Ne nous y trompons pas, il est ici bien question d’un hymne à la vie ; hymne à la femme De flamboyante énigme inconnue / reconnue, désirée, aimée, « Que le peintre voudrait dessiner, / Que le poète rêve de composer ».

À la fois Pygmalion, mendiant de cette envoûtante vestale le poète se confie ainsi : 

« Me voici tremblant, / Comme un homme fasciné, / Troublé, enfiévré, envoûté, / Par la liberté que me révèle / L’intégrale beauté de votre corps, / Avide et fébrile ma main se tend / Vers ce trésor dénudé /(…) Corps en gloire, ébloui, / Comme un lys mystique, / Face au phallus tendu / Vers l’inconnu, / Vers l’absolu, / Offert au souffle du monde / Dans l’ultime et l’intime / D’une transcendante jouissance. »

« Je voudrais boire vos sèves de femme, / je voudrais m’abreuver à vos seins /Des miels de vos désirs / Cueillir les gerbes d’Amour / aux flots de vos impudeurs, / en laissant nos sexes / se mêler, s’exalter, s’abandonner, / sous les ardeurs / D’une aveugle fougue / Tissée de folles passions. »

Au mitan du recueil, oh ! le voussoiement fait place au tutoiement et se poursuit en alternance tout au long du recueil :

« À l’ombre fragile / Des lignes galbées de tes seins, / Mes doigts glissent doucement, / Jusqu’à nos lèvres réunies, /(…) Les érotiques caresses de tes mains / Éveillent le flot de mes sèves,(…) ».
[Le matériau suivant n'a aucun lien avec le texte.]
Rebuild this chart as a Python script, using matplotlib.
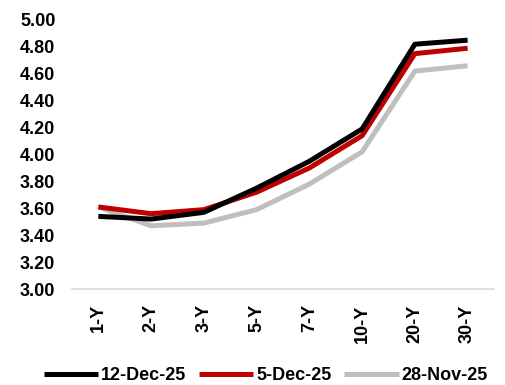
import matplotlib
matplotlib.use('Agg')
import matplotlib.pyplot as plt

plt.rcParams['font.family'] = ['Liberation Sans', 'DejaVu Sans']
plt.rcParams['font.weight'] = 'bold'

tenors = ["1-Y", "2-Y", "3-Y", "5-Y", "7-Y", "10-Y", "20-Y", "30-Y"]
dec12 = [3.54, 3.52, 3.57, 3.75, 3.95, 4.19, 4.82, 4.85]
dec05 = [3.61, 3.56, 3.59, 3.72, 3.90, 4.14, 4.75, 4.79]
nov28 = [3.61, 3.47, 3.49, 3.59, 3.78, 4.02, 4.62, 4.66]

series = [
    ("12-Dec-25", dec12, "#000000"),
    ("5-Dec-25", dec05, "#c00000"),
    ("28-Nov-25", nov28, "#bfbfbf"),
]

fig = plt.figure(figsize=(5.05, 3.85), dpi=100)
ax = fig.add_axes([72 / 505, 1 - 289 / 385, 422 / 505, 269 / 385])

x = range(len(tenors))
# draw back to front so black sits on top
for name, vals, col in reversed(series):
    ax.plot(x, vals, color=col, lw=3.6, label=name, solid_capstyle='butt')

ax.set_xlim(-0.5, len(tenors) - 0.5)
ax.set_ylim(3.0, 5.0)
ax.set_yticks([3.0 + 0.2 * i for i in range(11)])
ax.set_yticklabels([f"{3.0 + 0.2 * i:.2f}" for i in range(11)])
ax.set_xticks(list(x))
ax.set_xticklabels(tenors, rotation=90)
ax.tick_params(axis='both', length=0, labelsize=13)
ax.tick_params(axis='y', pad=12)
ax.tick_params(axis='x', pad=11)

for s in ['top', 'right', 'left']:
    ax.spines[s].set_visible(False)
ax.spines['bottom'].set_color('#d9d9d9')
ax.spines['bottom'].set_linewidth(1.2)

handles, labels = ax.get_legend_handles_labels()
fig.legend(handles[::-1], labels[::-1], loc='center', bbox_to_anchor=(266 / 505, 1 - 376 / 385),
           ncol=3, frameon=False, fontsize=13, handlelength=3.0, handletextpad=0.17,
           columnspacing=0.7)

fig.savefig('out.png', dpi=100)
Puis au détour de poèmes, tous adressés à la femme aimée, comme psalmodiés et devenus partageables via l’écriture offerte tant à la femme qu’au lecteur, le poète se fait tour à tour : réflexif, analytique, lucide et rêveur, à propos de ces – ici & maintenant – de l’amour éternel  vécu dans la liberté, l’offrande authentique. Le poète transfigure une nouvelle fois ces instants par cet autre art qu’il pratique avec autant de talent, à savoir la création picturale :

« En sa flamboyance / La femme devient soudain / Ce rayon de vie, /Cette embellie, /Que le peintre ébauche / Patiemment et amoureusement /Sur le grain de sa toile de lin, /Durant que le poète la réinvente / Superbe en sa création, /Encore plus belle / Tel un défi inconscient / Qu’il lance aux dieux / Du temple de l’Olympe. ».

Les dessins & autres peintures de femmes nues ou dénudées, créés par sept (ah, ce chiffre 7 !) compagnons de route de Michel Bénard font ici écho à ses poèmes, Où l’amour bourgeonne / Entre deux tresses de lumière /(…) D’une informelle prière…  à lire, à relire, à rêver, à méditer, à partager, à réaliser  :

« Pour tendre soudain / Vers la perfection / D’une ligne calligraphique. ».